Heartbreak lingered, oozing between the lines of each of Lizzy’s songs, but rather than following a uniform trajectory, Lizzy allowed us to see various aspects of the relatable emotion. In “all my ghosts,” we were compelled by the Slurpee-laden imagery of a fond memory of her lover, chanting along to the popular track. “firearm” ripped away the fond memories, injecting us directly into the raw, painstaking image of the first stage of mourning after a breakup. Fresh off lamenting Lizzy’s loss, we were transported back to the sentimental; in “ceilings” we recalled the moments of jubilant anxiety felt in those novel early relationship stages.
I had heard rumors of an unreleased song prior to the concert, but, in truth, none of us were prepared for “Emma,” a touching lyrical tribute to her sister. Prior to beginning the song, she asked the audience if they had any siblings, and even further, if that sibling was with them today. A surprising amount of cheers echoed for the latter. As “Emma” concluded, I noticed those who had yelled the loudest for Lizzy’s inquisitions were also the most teary-eyed. The small yet intimate venue for the concert seemed to enhance the effects of the song. Strangers held each other as the song concluded, chuckling at the presence of the tears staining their faces.

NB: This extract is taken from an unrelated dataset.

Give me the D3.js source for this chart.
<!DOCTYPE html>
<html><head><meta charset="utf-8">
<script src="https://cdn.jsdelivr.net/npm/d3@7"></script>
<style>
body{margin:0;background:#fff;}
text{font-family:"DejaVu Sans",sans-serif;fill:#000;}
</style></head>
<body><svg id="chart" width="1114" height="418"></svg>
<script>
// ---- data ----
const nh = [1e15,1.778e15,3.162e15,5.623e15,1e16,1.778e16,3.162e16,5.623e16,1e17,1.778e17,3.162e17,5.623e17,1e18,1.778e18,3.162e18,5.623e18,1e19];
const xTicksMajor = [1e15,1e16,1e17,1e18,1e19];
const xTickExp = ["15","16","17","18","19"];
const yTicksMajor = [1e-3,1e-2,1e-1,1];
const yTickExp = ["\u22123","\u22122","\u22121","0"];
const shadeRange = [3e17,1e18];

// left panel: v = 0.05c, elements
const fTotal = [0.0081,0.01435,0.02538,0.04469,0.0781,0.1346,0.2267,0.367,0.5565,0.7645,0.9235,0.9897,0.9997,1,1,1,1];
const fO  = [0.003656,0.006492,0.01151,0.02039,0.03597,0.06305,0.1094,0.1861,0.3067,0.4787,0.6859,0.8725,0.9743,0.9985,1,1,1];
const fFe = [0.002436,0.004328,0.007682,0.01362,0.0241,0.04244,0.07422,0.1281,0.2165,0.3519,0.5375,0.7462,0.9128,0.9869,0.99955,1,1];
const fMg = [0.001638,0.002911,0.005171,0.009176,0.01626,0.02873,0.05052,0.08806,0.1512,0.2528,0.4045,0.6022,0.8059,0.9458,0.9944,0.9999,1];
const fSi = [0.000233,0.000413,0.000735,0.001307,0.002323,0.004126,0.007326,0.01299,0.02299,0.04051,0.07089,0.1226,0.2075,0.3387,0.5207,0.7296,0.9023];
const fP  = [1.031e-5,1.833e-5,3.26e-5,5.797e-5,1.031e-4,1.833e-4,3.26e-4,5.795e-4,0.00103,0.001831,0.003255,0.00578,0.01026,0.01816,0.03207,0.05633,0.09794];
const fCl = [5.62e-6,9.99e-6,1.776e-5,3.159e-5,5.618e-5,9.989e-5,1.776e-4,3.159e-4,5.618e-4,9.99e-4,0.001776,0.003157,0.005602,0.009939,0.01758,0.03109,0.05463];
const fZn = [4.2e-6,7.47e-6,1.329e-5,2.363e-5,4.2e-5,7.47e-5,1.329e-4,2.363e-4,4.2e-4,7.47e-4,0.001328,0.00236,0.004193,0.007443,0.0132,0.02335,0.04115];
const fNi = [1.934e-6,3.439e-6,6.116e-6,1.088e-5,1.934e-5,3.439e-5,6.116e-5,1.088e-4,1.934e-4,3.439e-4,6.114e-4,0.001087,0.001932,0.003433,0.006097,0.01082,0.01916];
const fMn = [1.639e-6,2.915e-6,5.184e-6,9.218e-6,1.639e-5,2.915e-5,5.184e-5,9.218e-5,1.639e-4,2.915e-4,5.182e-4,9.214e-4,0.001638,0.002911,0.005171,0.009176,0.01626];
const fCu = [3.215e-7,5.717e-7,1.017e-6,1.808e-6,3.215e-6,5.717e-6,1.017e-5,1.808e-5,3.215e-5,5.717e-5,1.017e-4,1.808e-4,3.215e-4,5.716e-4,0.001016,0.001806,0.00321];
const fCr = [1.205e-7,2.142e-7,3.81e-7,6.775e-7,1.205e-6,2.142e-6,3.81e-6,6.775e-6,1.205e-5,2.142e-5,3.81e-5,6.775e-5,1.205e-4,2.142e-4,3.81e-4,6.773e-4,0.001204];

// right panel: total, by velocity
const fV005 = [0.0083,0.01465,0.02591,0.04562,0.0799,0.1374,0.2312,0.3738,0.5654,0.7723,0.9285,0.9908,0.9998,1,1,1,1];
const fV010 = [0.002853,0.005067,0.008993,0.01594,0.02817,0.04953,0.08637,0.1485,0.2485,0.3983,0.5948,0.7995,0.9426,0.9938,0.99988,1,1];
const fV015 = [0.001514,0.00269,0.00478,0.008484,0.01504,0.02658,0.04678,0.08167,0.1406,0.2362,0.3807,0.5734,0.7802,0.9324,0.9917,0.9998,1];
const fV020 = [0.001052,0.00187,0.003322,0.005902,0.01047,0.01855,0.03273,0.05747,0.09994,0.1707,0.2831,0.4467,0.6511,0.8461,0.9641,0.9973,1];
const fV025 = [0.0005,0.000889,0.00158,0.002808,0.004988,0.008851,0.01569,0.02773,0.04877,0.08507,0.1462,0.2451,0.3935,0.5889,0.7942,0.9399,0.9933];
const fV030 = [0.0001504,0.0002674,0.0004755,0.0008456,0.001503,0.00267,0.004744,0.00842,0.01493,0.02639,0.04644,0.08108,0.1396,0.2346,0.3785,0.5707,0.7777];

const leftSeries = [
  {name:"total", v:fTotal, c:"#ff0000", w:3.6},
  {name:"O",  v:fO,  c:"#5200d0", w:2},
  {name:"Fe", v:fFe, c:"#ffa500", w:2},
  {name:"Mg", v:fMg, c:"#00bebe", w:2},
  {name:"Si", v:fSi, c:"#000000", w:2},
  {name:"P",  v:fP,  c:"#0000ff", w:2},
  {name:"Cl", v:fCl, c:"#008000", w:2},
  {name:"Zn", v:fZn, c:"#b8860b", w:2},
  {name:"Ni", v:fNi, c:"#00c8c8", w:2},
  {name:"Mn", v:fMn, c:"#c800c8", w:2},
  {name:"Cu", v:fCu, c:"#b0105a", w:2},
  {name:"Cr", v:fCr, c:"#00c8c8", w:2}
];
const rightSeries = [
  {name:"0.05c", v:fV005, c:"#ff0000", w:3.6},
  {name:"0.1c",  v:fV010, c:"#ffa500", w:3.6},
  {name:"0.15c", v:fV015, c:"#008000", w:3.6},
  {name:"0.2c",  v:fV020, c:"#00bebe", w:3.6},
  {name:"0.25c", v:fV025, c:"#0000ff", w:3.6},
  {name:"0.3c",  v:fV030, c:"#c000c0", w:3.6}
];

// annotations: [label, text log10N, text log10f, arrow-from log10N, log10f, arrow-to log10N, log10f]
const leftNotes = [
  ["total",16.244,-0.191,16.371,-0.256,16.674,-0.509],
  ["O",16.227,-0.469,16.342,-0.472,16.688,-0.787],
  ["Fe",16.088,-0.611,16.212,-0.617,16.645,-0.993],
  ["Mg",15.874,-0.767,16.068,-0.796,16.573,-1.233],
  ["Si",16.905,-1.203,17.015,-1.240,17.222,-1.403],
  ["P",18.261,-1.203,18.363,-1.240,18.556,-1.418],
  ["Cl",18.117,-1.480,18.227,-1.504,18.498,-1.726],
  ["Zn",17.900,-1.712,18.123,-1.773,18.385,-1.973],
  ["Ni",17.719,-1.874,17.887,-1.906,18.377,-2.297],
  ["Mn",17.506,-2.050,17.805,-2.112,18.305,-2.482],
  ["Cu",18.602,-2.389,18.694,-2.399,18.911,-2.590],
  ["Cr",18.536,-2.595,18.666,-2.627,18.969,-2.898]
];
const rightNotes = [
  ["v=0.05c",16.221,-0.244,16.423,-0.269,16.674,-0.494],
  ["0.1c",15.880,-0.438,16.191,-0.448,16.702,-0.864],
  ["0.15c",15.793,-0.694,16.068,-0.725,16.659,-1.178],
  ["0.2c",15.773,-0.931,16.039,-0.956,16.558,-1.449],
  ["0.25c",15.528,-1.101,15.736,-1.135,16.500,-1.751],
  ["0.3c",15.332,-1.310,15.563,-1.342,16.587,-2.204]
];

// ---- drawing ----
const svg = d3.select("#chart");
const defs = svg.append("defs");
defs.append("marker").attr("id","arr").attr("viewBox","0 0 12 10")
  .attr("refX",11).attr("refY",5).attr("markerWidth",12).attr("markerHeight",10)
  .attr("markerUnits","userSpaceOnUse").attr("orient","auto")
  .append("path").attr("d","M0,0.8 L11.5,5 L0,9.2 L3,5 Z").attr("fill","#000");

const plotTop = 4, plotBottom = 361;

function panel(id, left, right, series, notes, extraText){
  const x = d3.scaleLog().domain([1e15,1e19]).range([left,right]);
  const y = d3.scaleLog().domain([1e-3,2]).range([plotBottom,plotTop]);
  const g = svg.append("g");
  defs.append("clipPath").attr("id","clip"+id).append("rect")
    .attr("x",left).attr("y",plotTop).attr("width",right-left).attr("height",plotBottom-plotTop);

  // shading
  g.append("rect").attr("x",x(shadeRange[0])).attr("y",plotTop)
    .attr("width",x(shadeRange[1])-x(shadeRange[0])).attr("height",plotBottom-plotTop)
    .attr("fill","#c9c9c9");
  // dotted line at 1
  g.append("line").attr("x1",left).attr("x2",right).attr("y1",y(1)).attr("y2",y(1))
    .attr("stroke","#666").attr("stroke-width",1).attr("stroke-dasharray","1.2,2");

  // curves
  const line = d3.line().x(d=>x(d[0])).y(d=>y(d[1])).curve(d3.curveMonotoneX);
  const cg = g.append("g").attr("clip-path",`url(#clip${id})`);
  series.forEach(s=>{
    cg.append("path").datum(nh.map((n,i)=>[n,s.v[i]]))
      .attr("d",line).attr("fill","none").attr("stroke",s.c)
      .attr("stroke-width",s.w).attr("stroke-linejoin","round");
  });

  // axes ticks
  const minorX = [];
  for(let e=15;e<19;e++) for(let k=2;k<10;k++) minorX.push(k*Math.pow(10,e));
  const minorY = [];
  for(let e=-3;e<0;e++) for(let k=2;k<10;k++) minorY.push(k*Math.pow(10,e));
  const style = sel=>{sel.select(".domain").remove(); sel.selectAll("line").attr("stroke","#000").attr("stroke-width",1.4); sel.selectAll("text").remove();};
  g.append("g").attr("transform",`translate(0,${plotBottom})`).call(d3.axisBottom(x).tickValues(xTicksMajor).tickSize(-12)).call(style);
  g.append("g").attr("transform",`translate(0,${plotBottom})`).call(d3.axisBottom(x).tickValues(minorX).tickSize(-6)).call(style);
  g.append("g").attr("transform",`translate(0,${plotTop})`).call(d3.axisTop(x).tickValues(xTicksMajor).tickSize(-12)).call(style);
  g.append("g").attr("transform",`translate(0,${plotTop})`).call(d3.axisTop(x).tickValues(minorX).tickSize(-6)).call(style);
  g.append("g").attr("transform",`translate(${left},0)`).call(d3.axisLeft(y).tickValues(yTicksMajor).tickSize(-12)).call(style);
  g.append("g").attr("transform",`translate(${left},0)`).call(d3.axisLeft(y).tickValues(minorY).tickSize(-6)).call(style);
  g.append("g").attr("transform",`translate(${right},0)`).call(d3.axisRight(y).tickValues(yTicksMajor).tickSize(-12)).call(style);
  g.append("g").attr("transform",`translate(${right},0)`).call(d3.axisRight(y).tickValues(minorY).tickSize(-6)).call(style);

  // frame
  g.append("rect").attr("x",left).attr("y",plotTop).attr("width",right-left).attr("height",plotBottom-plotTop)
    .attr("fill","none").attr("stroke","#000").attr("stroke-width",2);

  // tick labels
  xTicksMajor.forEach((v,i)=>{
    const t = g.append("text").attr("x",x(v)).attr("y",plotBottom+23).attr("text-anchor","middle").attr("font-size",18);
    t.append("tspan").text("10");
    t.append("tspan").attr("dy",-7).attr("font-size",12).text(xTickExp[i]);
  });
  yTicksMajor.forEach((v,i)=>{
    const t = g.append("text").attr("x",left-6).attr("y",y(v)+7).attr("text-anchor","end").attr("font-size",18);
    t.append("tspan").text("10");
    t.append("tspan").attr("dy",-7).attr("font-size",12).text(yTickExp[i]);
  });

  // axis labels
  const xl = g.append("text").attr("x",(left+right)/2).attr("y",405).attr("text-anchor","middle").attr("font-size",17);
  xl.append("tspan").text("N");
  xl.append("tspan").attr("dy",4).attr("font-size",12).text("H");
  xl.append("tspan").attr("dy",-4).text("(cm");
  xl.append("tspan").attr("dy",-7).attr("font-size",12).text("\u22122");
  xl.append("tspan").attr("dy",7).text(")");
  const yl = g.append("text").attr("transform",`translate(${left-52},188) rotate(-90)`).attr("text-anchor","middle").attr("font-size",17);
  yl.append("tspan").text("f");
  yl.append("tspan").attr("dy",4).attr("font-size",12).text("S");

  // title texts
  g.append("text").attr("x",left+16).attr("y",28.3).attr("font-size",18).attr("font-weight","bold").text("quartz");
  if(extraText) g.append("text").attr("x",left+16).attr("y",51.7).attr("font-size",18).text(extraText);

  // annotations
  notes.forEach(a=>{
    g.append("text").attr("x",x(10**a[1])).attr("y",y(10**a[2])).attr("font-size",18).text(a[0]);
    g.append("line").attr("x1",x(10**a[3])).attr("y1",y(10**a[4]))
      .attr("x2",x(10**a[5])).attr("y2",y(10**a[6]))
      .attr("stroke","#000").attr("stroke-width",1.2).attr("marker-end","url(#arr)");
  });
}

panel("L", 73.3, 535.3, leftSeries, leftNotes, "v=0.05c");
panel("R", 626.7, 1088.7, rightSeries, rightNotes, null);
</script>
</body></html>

Lizzy’s guitarist had an influential stage presence as well, and in perhaps the most awe-striking moments of the concert, they performed a solo to accompany Lizzy’s “Angelina” that left us all slightly dazed.
“erase me” was undoubtedly the most high-energy portion of the concert. Perhaps the progression from sentiment to anguish back to sentiment allowed for the climax of this concert to be so invigorating, or maybe the audience was craving an angry emotional release. Whatever the reason, “erase me” left no one in the audience on their feet. The most fervently yelled lyrics seemed to be “I’ve said too much, in and out of wanting us” and “I wonder who will erase me.” The combined power of these phrases allowed the audience to relate to Lizzy’s regret, and subsequently, ponder their own respite amidst the tear-jerking turmoil of love lost.

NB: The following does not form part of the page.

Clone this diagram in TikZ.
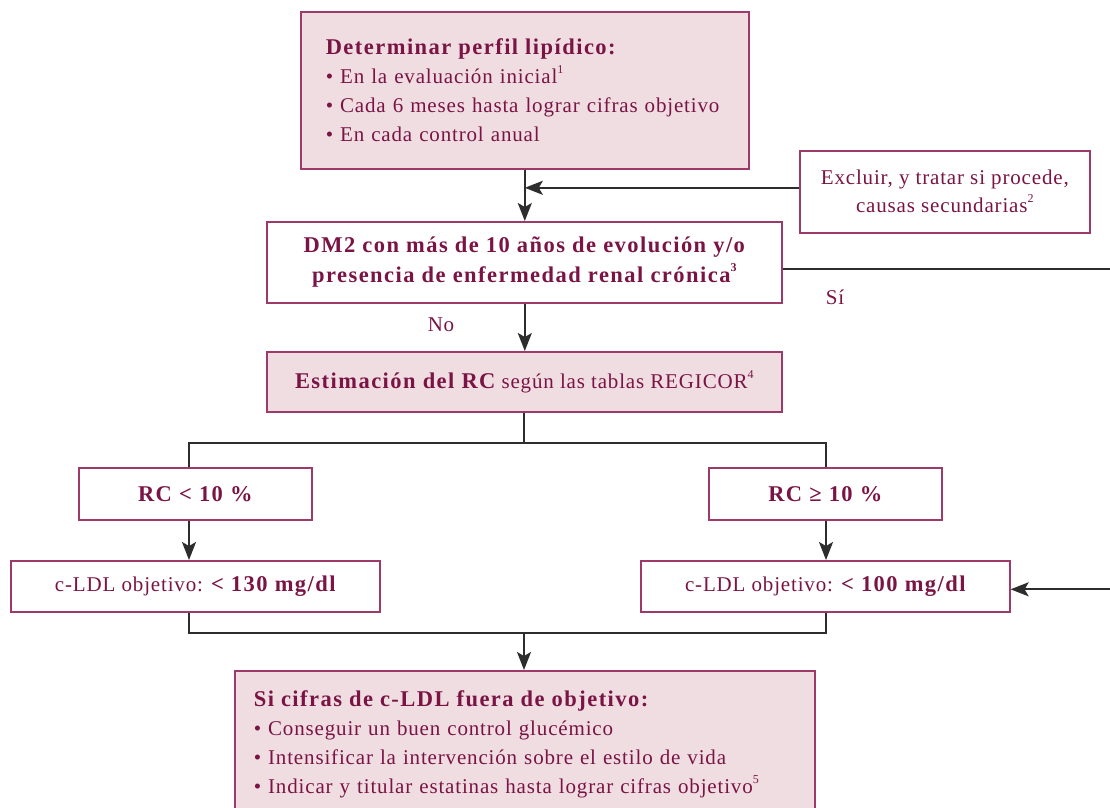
\documentclass[tikz,border=0pt]{standalone}
\usepackage{fontspec}
\setmainfont{Liberation Serif}[LetterSpace=4, BoldFeatures={LetterSpace=6.5}]
\usetikzlibrary{arrows.meta,calc}
\definecolor{txtcol}{RGB}{122,20,68}
\definecolor{bordercol}{RGB}{158,58,106}
\definecolor{fillcol}{RGB}{239,221,226}
\definecolor{linecol}{RGB}{45,45,45}
\newcommand\supr[1]{\raisebox{0.5em}{\fontsize{12}{12}\selectfont #1}}
\newcommand\bd[1]{{\fontsize{22.5}{30}\selectfont\bfseries #1}}
\tikzset{
  box/.style={draw=bordercol, line width=1.6pt, inner sep=0pt, anchor=north west, text=txtcol, align=center},
  pinkbox/.style={box, fill=fillcol},
  wbox/.style={box, fill=white},
  conn/.style={draw=linecol, line width=1.8pt},
  arr/.style={conn, -{Stealth[length=18pt,width=14pt,inset=4pt]}},
  lab/.style={text=txtcol, inner sep=0pt},
  every node/.style={font=\fontsize{21}{29}\selectfont}
}
\begin{document}
\begin{tikzpicture}[x=1pt,y=-1pt]
\useasboundingbox (0,0) rectangle (1110,807);
\fill[white] (0,0) rectangle (1110,807);
% boxes
\node[pinkbox, minimum width=448, minimum height=157, text width=398, align=left] (top) at (300,11)
  {\bd{Determinar perfil lipídico:}\\ • En la evaluación inicial\supr{1}\\ • Cada 6 meses hasta lograr cifras objetivo\\ • En cada control anual};
\node[wbox, minimum width=290, minimum height=82, font=\fontsize{21}{28}\selectfont] (excl) at (799,150)
  {Excluir, y tratar si procede,\\ causas secundarias\supr{2}};
\node[wbox, minimum width=515, minimum height=81, font=\fontsize{22.5}{30}\selectfont\bfseries] (dm2) at (266,221)
  {DM2 con más de 10 años de evolución y/o\\ presencia de enfermedad renal crónica\supr{\bfseries 3}};
\node[pinkbox, minimum width=515, minimum height=60] (est) at (266,351)
  {\bd{Estimación del RC} según las tablas REGICOR\supr{4}};
\node[wbox, minimum width=233, minimum height=52] (rcl) at (78,467) {\bd{RC < 10 \%}};
\node[wbox, minimum width=233, minimum height=52] (rch) at (708,467) {\bd{RC ≥ 10 \%}};
\node[wbox, minimum width=369, minimum height=51] (ldla) at (10,560) {c-LDL objetivo: \bd{< 130 mg/dl}};
\node[wbox, minimum width=369, minimum height=51] (ldlb) at (640,560) {c-LDL objetivo: \bd{< 100 mg/dl}};
\node[pinkbox, inner xsep=19pt, inner ysep=20pt, text width=542, align=left] (bot) at (234,670)
  {\bd{Si cifras de c-LDL fuera de objetivo:}\\ • Conseguir un buen control glucémico\\ • Intensificar la intervención sobre el estilo de vida\\ • Indicar y titular estatinas hasta lograr cifras objetivo\supr{5}};
% labels
\node[lab] (si) at (835,297) {Sí};
\node[lab] (no) at (441,325) {No};
% helper coordinates
\coordinate (lx) at (189,0);
\coordinate (rx) at (826,0);
\coordinate (rr) at (1125,0);
\coordinate (s1) at (524,443);
\coordinate (s2) at (524,633);
% connectors
\draw[arr] (top.south) -- (dm2.north -| top.south);
\draw[arr] ([yshift=4pt]excl.west) -- ([yshift=4pt]excl.west -| top.south);
\draw[arr] (dm2.south -| top.south) -- (est.north -| top.south);
\draw[arr] ([yshift=-6.5pt]dm2.east) -- ([yshift=-6.5pt]dm2.east -| rr) |- ([yshift=-3pt]ldlb.east);
\draw[conn] (est.south -| s1) -- (s1);
\draw[conn] (rcl.north -| lx) |- (s1) -| (rch.north -| rx);
\draw[arr] (rcl.south -| lx) -- (ldla.north -| lx);
\draw[arr] (rch.south -| rx) -- (ldlb.north -| rx);
\draw[conn] (ldla.south -| lx) |- (s2) -| (ldlb.south -| rx);
\draw[arr] (s2) -- (bot.north -| s2);
\end{tikzpicture}
\end{document}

When our energy had hit its peak, Lizzy teased us all, running off the stage and claiming “erase me” would be her last song of the night. The crowd simply refused to accept this, chanting ardently for one more song. She ran back onstage, answering the calls of her devoted fans, and performed not one, but two more songs. The first of these closers was “Pancakes for Dinner,” a throwback from her first album, give me a minute. The energy shifted to match the indie-folk aura reminiscent of the album, and once again, the lyrics were bellowed, but this time, with a slower, intentional manner as the end of the concert loomed over our heads.
The last song, “orange show speedway,” was a culmination of each aspect of five seconds flat, – reminiscent, wistful, and slightly sorrowful. Most importantly, however, it left us with a somber semblance of hope. And as Lizzy exited stage-left, we clung to that.
(The answer to the titular question remains a mystery).